Expected value formalizes a simple intuition: if you repeat an experiment many times, what value will the outcomes average to? You already know, from probability mass functions, that a random variable assigns a probability to each possible outcome. Expected value weights each outcome by its probability and sums the results: E[X] = ∑ x · p(x). For a fair six-sided die, that is (1)(1/6) + (2)(1/6) + ... + (6)(1/6) = 3.5. Notice that 3.5 is not a possible outcome — expected value is a property of the distribution, not a prediction about any single trial.
The most important property of expected value is linearity. If you scale a random variable by a constant a and shift it by b, the expected value scales and shifts the same way: E[aX + b] = aE[X] + b. More powerfully, E[X + Y] = E[X] + E[Y] for *any* X and Y — no independence assumption required. This lets you decompose complicated sums into manageable pieces. For example, the expected number of heads in 10 fair coin flips can be computed as the sum of 10 simple expectations (each 1/2), giving E = 5, without reasoning about the joint distribution at all.

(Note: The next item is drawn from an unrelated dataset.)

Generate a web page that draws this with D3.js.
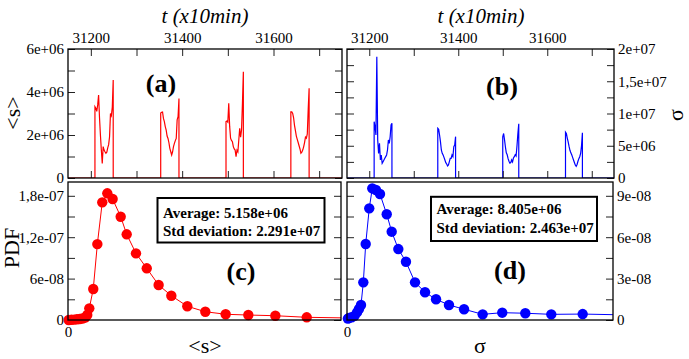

Independence matters for products, not sums. The product rule E[XY] = E[X]E[Y] holds only when X and Y are independent. If they are correlated — say X is the temperature and Y is ice cream sales — then the product expectation will differ from the product of the expectations. Distinguishing where independence is required versus where it is not is a recurring source of errors.
Expected value is the first moment of a distribution and represents its center of mass. It is closely related to variance (the second central moment), which measures spread around the expected value. Understanding expected value deeply — especially linearity — is the foundation for almost everything in probability theory, statistics, and decision-making under uncertainty.